## Given exercise
Note each line that includes the word "this". Copy those lines.

## Excerpted data
* * *
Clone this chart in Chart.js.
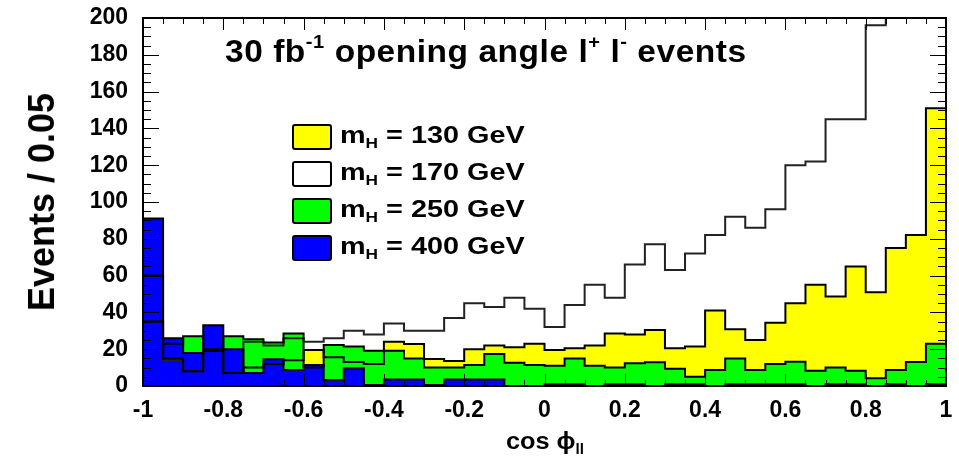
* * *
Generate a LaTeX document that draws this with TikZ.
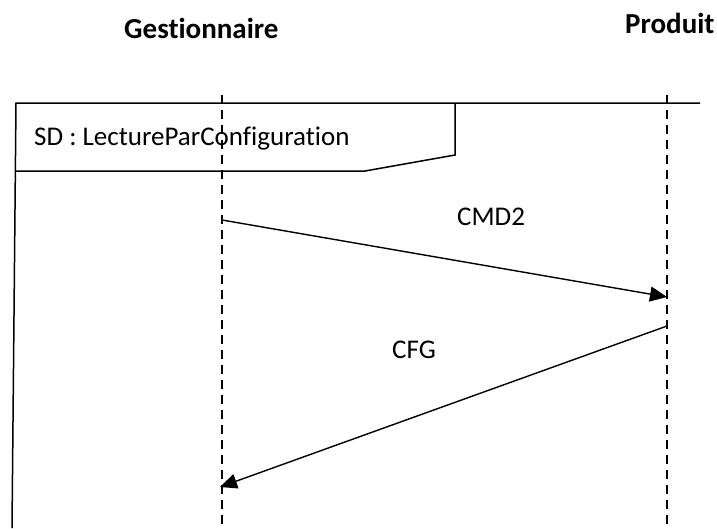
* * *
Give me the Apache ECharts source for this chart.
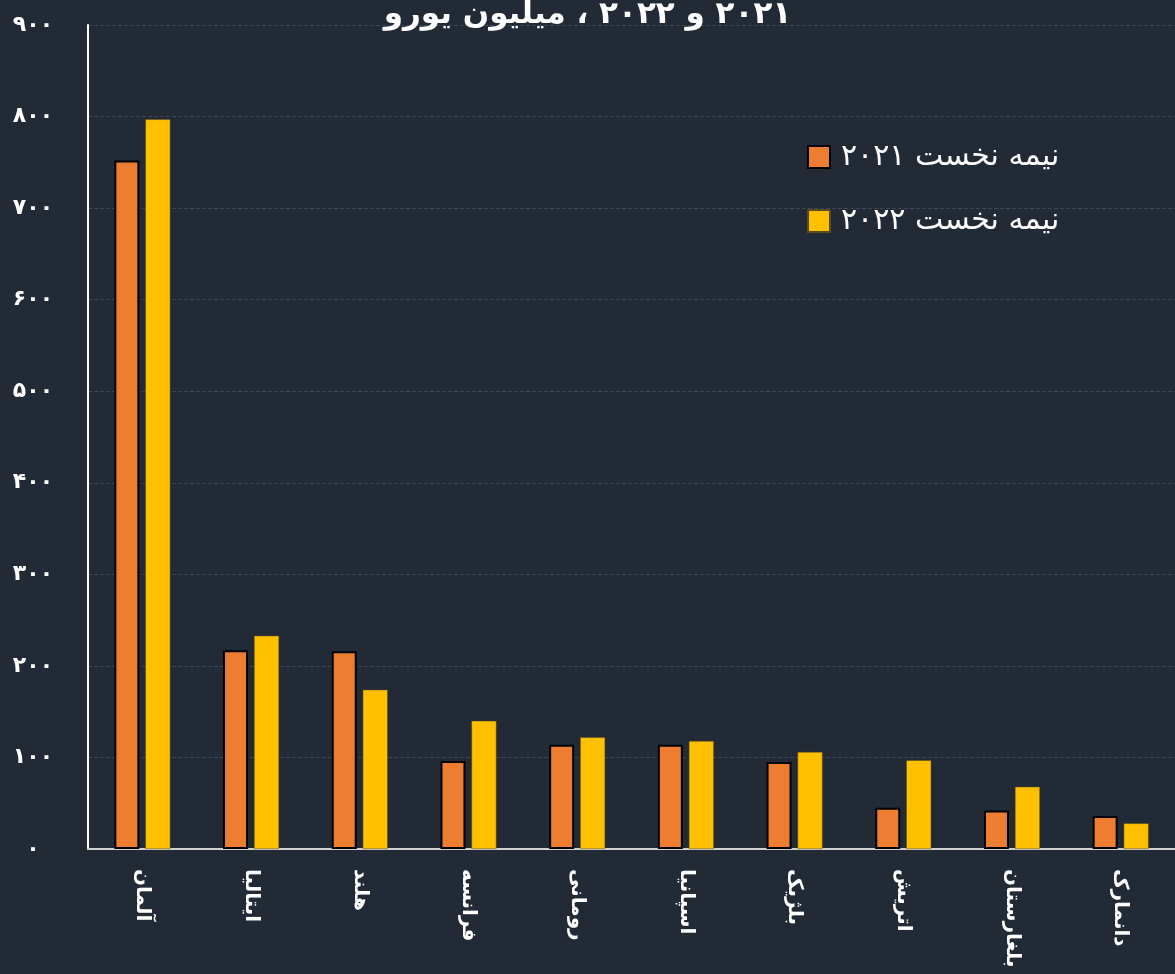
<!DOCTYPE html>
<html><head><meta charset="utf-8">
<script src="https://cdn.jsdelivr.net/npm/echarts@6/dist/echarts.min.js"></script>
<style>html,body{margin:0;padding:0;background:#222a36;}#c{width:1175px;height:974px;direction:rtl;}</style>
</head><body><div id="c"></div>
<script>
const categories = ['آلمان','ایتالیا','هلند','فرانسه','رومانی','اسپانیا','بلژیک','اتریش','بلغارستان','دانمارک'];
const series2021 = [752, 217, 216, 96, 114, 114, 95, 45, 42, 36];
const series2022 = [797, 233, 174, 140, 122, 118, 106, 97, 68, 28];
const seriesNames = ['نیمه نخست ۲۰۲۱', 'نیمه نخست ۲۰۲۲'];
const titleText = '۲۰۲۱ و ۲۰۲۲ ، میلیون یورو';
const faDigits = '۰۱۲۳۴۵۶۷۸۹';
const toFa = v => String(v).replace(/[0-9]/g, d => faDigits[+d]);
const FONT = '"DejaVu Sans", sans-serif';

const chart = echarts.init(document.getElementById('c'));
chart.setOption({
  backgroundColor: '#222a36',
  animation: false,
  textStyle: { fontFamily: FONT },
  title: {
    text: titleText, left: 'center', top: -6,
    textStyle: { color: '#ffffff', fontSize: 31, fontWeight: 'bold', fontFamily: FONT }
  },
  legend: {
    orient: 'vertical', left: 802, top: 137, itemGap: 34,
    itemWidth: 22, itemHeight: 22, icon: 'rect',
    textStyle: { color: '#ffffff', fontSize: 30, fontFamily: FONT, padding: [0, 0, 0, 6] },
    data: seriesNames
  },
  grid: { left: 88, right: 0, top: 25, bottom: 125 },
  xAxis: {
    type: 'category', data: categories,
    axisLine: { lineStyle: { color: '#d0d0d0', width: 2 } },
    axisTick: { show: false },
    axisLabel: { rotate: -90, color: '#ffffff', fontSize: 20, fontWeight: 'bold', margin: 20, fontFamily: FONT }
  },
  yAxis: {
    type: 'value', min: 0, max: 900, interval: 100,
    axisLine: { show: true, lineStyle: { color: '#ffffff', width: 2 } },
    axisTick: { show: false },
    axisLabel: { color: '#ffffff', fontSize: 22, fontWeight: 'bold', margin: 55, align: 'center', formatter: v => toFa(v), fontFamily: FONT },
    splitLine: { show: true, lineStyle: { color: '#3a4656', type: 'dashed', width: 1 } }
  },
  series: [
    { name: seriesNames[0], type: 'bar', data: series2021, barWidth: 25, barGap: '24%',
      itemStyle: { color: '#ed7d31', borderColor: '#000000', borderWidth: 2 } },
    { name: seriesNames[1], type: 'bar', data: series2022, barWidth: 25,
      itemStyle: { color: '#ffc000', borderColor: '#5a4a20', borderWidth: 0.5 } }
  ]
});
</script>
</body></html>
* * *
## Complete output
Clone this chart in Chart.js.
Generate a LaTeX document that draws this with TikZ.
Give me the Apache ECharts source for this chart.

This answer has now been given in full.